Publié le 18 décembre 2008 par Alains

Bernard Madoff avait tout compris de la bourse lorsqu’il a monté son escroquerie de… 50 milliards de $. La technique est classique : rembourser les sortants par les capitaux des entrants. Mais la technique n’est rien sans l’entregent. Or, (presque) tout en bourse est de la poudre aux yeux : des annonces d’entreprises aux chiffres du bilan, des supputations des analystes aux engouements de marché, des déclarations de traders à la presse aux spéculations. Tout (ou presque) ressort du mimétisme, du m’as-tu-vu, du concours de beauté. Ce que Madoff, ex-maître nageur des plages chics, avait acquis à la perfection.

Savoir nager

Pour les (vrais) gérants – qui sont long terme – c’est le « presque » qui importe. Pas l’esbroufe des gourous de la finance, ni les émotions médiatiques soigneusement calculées. Le « presque », c’est ce que considère Warren Buffet de l’entreprise qu’il achète : quoi ? où ? comment ? S’il ne comprend pas le métier c’est que le métier n’est pas indispensable au grand public. Si l’usine de production est située loin des centres nerveux de communication, d’accès à l’énergie, et des consommateurs visés, cela coûtera trop cher de produire. Si les dirigeants ne pensent qu’à leur cours de bourse, à leurs stock-options et à leur voiture de fonction, l’entreprise ira dans le mur. Longtemps nous avons gérés en suiveurs. Il est temps de reprendre de la hauteur. Les gérants valeur (value) ont éclot comme des champignons lors des retombées de l’éclatement technologique, vers 2001. Au tour des gérants suiveurs de passer la main pour rebâtir un processus qui tienne sur le long terme.

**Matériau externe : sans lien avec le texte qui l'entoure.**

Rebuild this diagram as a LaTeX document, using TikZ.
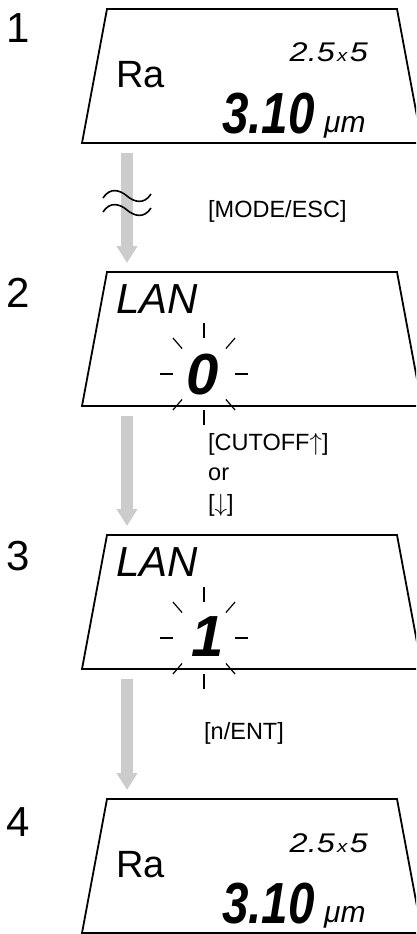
\documentclass[tikz,border=0pt]{standalone}
\usepackage{fontspec}
\setmainfont{Liberation Sans}
\usetikzlibrary{calc}
\usetikzlibrary{arrows.meta}
\definecolor{flowgray}{rgb}{0.8,0.8,0.8}

\begin{document}
\begin{tikzpicture}[x=1pt, y=-1pt,
		lcd/.style = {draw=black, line width=1.8, line join=miter},
		num/.style = {anchor=base west, inner sep=0, font=\fontsize{42}{42}\selectfont},
		ra/.style = {anchor=base west, inner sep=0, font=\fontsize{38}{38}\selectfont},
		key/.style = {anchor=west, inner sep=0, align=left, font=\fontsize{23.5}{30.5}\selectfont},
		seg/.style = {inner sep=0, font=\fontsize{58}{58}\selectfont\bfseries\itshape},
		txt/.style = {inner sep=0, font=\fontsize{42}{42}\selectfont\itshape},
		sml/.style = {inner sep=0, font=\fontsize{27}{27}\selectfont\itshape},
		f/.style = {flowgray, line width=12, -{Triangle[width=20pt, length=17pt]}},
		ray/.style = {line width=1.2}
		]
		\useasboundingbox (0,0) rectangle (416,934);
		\clip (0,0) rectangle (416,934);
		
		%Screens (top left corners)
		\coordinate	(p1)	at	(107, 9);
		\coordinate	(p2)	at	(107, 272);
		\coordinate	(p3)	at	(107, 535);
		\coordinate	(p4)	at	(107, 799);
		\foreach \p in {p1,p2,p3,p4}
			\draw[lcd] (\p) -- ++(290,0) -- ++(25,134) -- ++(-340,0) -- cycle;
		
		%Step numbers
		\node[num]	(n1)	at	($(p1)+(-101,34)$)	{1};
		\node[num]	(n2)	at	($(p2)+(-101,35)$)	{2};
		\node[num]	(n3)	at	($(p3)+(-101,35)$)	{3};
		\node[num]	(n4)	at	($(p4)+(-101,37)$)	{4};
		
		%Screen 1
		\node[ra]	(ra1)	at	($(p1)+(9,78)$)	{Ra};
		\node[sml, anchor=base east]	(cut1)	at	($(p1)+(261,53)$)	{\scalebox{1.2}[1]{2.5\kern2pt{\fontsize{17}{17}\selectfont x}\kern2pt5}};
		\node[seg, anchor=base west]	(val1)	at	($(p1)+(115,124)$)	{\scalebox{0.82}[1]{3.10}};
		\node[sml, anchor=base west, font=\fontsize{30}{30}\selectfont\itshape]	(unit1)	at	($(p1)+(217,123)$)	{μm};
		
		%Screen 2
		\node[txt, anchor=base west]	(lan2)	at	($(p2)+(9,41)$)	{LAN};
		\node[seg]	(dig2)	at	($(p2)+(96,103)$)	{0};
		\coordinate	(c2)	at	($(p2)+(97,102)$);
		\foreach \a in {0,45,...,315}
			\draw[ray] ($(c2)+(\a:31 and 36)$) -- ($(c2)+(\a:44 and 51)$);
		
		%Screen 3
		\node[txt, anchor=base west]	(lan3)	at	($(p3)+(9,41)$)	{LAN};
		\node[seg]	(dig3)	at	($(p3)+(101,102)$)	{1};
		\coordinate	(c3)	at	($(p3)+(97,103)$);
		\foreach \a in {0,45,...,315}
			\draw[ray] ($(c3)+(\a:31 and 36)$) -- ($(c3)+(\a:44 and 51)$);
		
		%Screen 4
		\node[ra]	(ra4)	at	($(p4)+(9,78)$)	{Ra};
		\node[sml, anchor=base east]	(cut4)	at	($(p4)+(261,53)$)	{\scalebox{1.2}[1]{2.5\kern2pt{\fontsize{17}{17}\selectfont x}\kern2pt5}};
		\node[seg, anchor=base west]	(val4)	at	($(p4)+(115,124)$)	{\scalebox{0.82}[1]{3.10}};
		\node[sml, anchor=base west, font=\fontsize{30}{30}\selectfont\itshape]	(unit4)	at	($(p4)+(217,123)$)	{μm};
		
		%Arrows
		\draw[f]	($(p1)+(20,144)$)	--	($(p2)+(20,-9)$);
		\draw[f]	($(p2)+(20,144)$)	--	($(p3)+(20,-9)$);
		\draw[f]	($(p3)+(20,144)$)	--	($(p4)+(20,-9)$);
		
		%Break mark
		\draw[line width=1.6]	(103,198) .. controls (110,187) and (120,190) .. (127,196) .. controls (134,202) and (144,205) .. (151,194);
		\draw[line width=1.6]	(103,212) .. controls (110,201) and (120,204) .. (127,210) .. controls (134,216) and (144,219) .. (151,208);
		
		%Keys
		\node[key]	(k1)	at	(208, 211)	{[MODE/ESC]};
		\node[key, anchor=north west]	(k2)	at	(208, 433)	{[CUTOFF$\uparrow$]\\or\\{}[$\downarrow$]};
		\node[key]	(k3)	at	(204, 733)	{[n/ENT]};
	\end{tikzpicture}
\end{document}
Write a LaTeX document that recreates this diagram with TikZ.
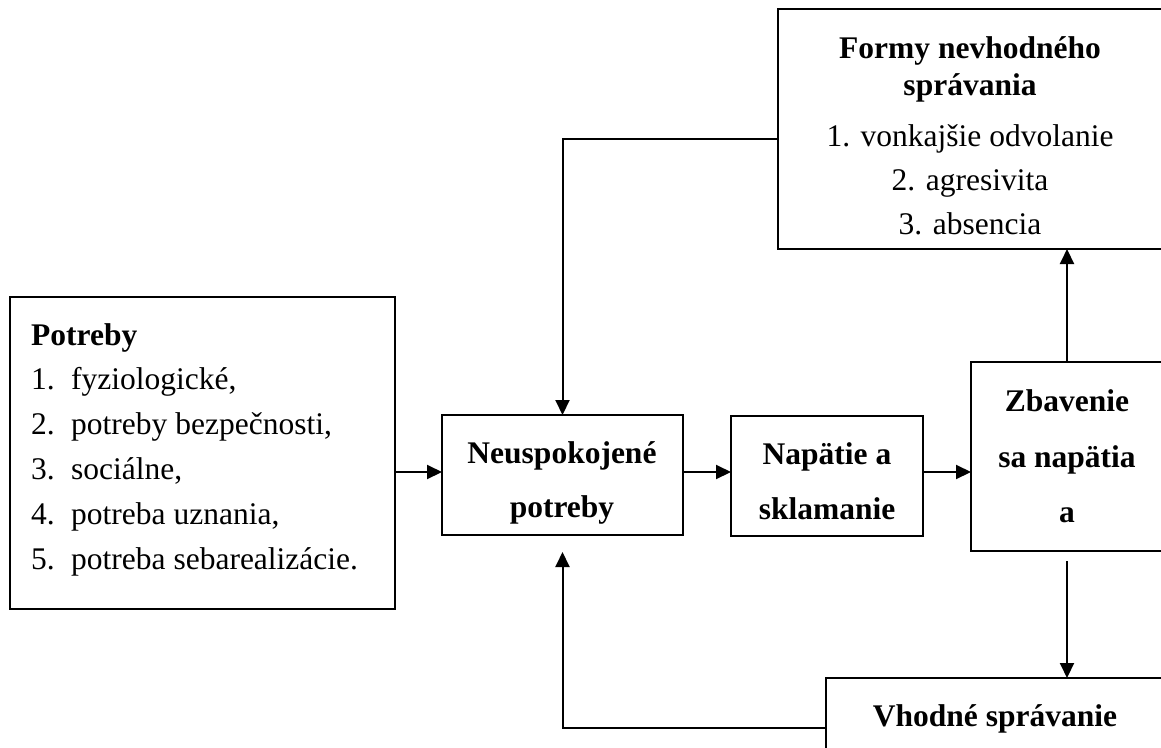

Or nous ne sommes pas dans une société qui favorise le long terme. Plutôt que le texte qui induit réflexion, elle favorise l’image qui provoque l’émotion. Plutôt que de laisser mûrir les débats, les technologies, les enfants, elle précipite toute le monde dans le tout, tout de suite. Plutôt que de fixer des règles longuement négociées, contrôlées par des contrepouvoirs, elle s’agite et centralise. Le scandale Madoff devrait faire réfléchir ceux qui croient mordicus que, hors du contrôle d’Etat, point de salut. C’est oublier un peu vite la faillite récurrente des administrations dès qu’il s’agit d’anticiper : le nuage de Tchernobyl qui s’arrête miraculeusement sur la ligne bleue des Vosges, la vache folle qu’une armée de techniciens contrôleurs n’a pas empêcher d’arriver sur les étals, la banque nationalisée du Crédit Lyonnais qui a perdu l’argent des contribuables, sur des années, dans des fantasmes d’Hollywood, les déboires à répétition de Natixis, décidément dans tous les mauvais coups, l’aveuglement de la SEC (l’Autorité des Marchés Financiers américaine) sur le fonds LTCM en 1998, sur la société de gestion Madoff en 2008.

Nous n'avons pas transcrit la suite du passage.